“The Bridge Party” is the opening chapter of How to Entertain at Home, published by Priscilla Publishing in 1928. It reflects just how pervasive auction bridge parties as a way of entertaining were in 1928–despite that contract bridge had been created in 1925.
Priscilla declares that a large auction bridge party “can be safely relied upon as a social ice breaker in any community” and that it appeals to all ages and social stations. It is a way, she adds, of introducing a guest from out-of-town or to cancel out one’s entire season of social obligations!
The book includes menus for formal bridge parties where luncheon is served in the dining room after which guests adjourn to bridge tables set up in another room. Informal parties? Lunch is served right at the bridge table covered with 36″ square bridge cloths and there are matching cloth napkins. I actually have one such cloth from that period my daughter picked up in an antique store, hand embroidered with flowers and precisely 36 inches square.

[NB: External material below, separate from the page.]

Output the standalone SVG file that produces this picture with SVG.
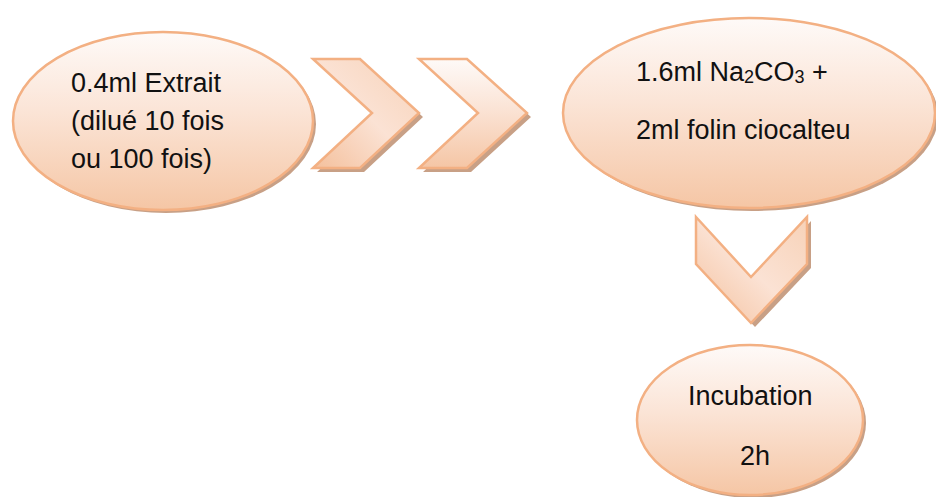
<svg xmlns="http://www.w3.org/2000/svg" width="936" height="497" viewBox="0 0 936 497">
  <defs>
    <linearGradient id="peach" x1="0" y1="0" x2="0" y2="1">
      <stop offset="0" stop-color="#fefaf8"/>
      <stop offset="0.45" stop-color="#fbe4d6"/>
      <stop offset="1" stop-color="#f5c6a5"/>
    </linearGradient>
    <linearGradient id="peachDiag" x1="1" y1="0" x2="0" y2="1">
      <stop offset="0" stop-color="#f7d2b8"/>
      <stop offset="0.5" stop-color="#fbe2d4"/>
      <stop offset="1" stop-color="#f4c09c"/>
    </linearGradient>
    <style>
      .shadow { fill: #c8a086; }
      .shape { stroke: #f3b083; stroke-width: 2.5; stroke-linejoin: miter; }
      .label { font-family: "Liberation Sans", Arial, sans-serif; font-size: 27px; fill: #111111; }
      .sub { font-size: 18px; }
    </style>
  </defs>

  <!-- arrows between steps -->
  <g id="connectors">
    <g id="chevron-1">
      <polygon class="shadow" points="317,63 364,63 423,117 364,172 317,172 376,117"/>
      <polygon class="shape" fill="url(#peachDiag)" points="313,59 360,59 419,113 360,168 313,168 372,113"/>
    </g>
    <g id="chevron-2">
      <polygon class="shadow" points="423,63 471,63 531,117 471,172 423,172 482,117"/>
      <polygon class="shape" fill="url(#peach)" points="419,59 467,59 527,113 467,168 419,168 478,113"/>
    </g>
    <g id="chevron-down">
      <polygon class="shadow" points="700,221 755,281 811,221 811,268 755,327 700,268"/>
      <polygon class="shape" fill="url(#peachDiag)" points="696,217 751,277 807,217 807,264 751,323 696,264"/>
    </g>
  </g>

  <g id="extrait">
    <ellipse class="shadow" cx="166" cy="124" rx="150" ry="89"/>
    <ellipse class="shape" fill="url(#peach)" cx="163" cy="121" rx="150" ry="89"/>
    <text class="label" x="71" y="92">0.4ml Extrait</text>
    <text class="label" x="71" y="130">(dilué 10 fois</text>
    <text class="label" x="71" y="168">ou 100 fois)</text>
  </g>

  <g id="reactifs">
    <ellipse class="shadow" cx="752" cy="116" rx="186" ry="95"/>
    <ellipse class="shape" fill="url(#peach)" cx="749" cy="113" rx="186" ry="95"/>
    <text class="label" x="636" y="81">1.6ml Na<tspan class="sub" dy="2">2</tspan><tspan dy="-2">CO</tspan><tspan class="sub" dy="2">3</tspan><tspan dy="-2"> +</tspan></text>
    <text class="label" x="636" y="139">2ml folin ciocalteu</text>
  </g>

  <g id="incubation">
    <ellipse class="shadow" cx="753" cy="423" rx="113" ry="75"/>
    <ellipse class="shape" fill="url(#peach)" cx="750" cy="420" rx="113" ry="75"/>
    <text class="label" x="688" y="405">Incubation</text>
    <text class="label" x="740" y="465">2h</text>
  </g>
</svg>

Priscilla goes on to give a checklist for the hostess on necessary accessories like cards, tallies, prizes as well as hints on how to assign guests to tables and so on.
How to Entertain at Home is unique, combining as it does not only advice on entertaining but instruction on how to play auction bridge by an expert of the day–T.W. White. It is clear from its content that the author realizes this is sociable–not serious–bridge. “Auction bridge is the most fashionable social pastime . . . . before and after each hand one may pass the candy and chatter as she feels disposed,” says Mr. White.
That “how to play” section made the book obsolete, really, the day it was published. Because, as had happened before, each new “more challenging” bridge game created for tournament players inevitably was picked up by the ladies and turned into the newest fad for entertaining. Contract bridge was about to emerge as the fashionable bridge game for social as well as serious players.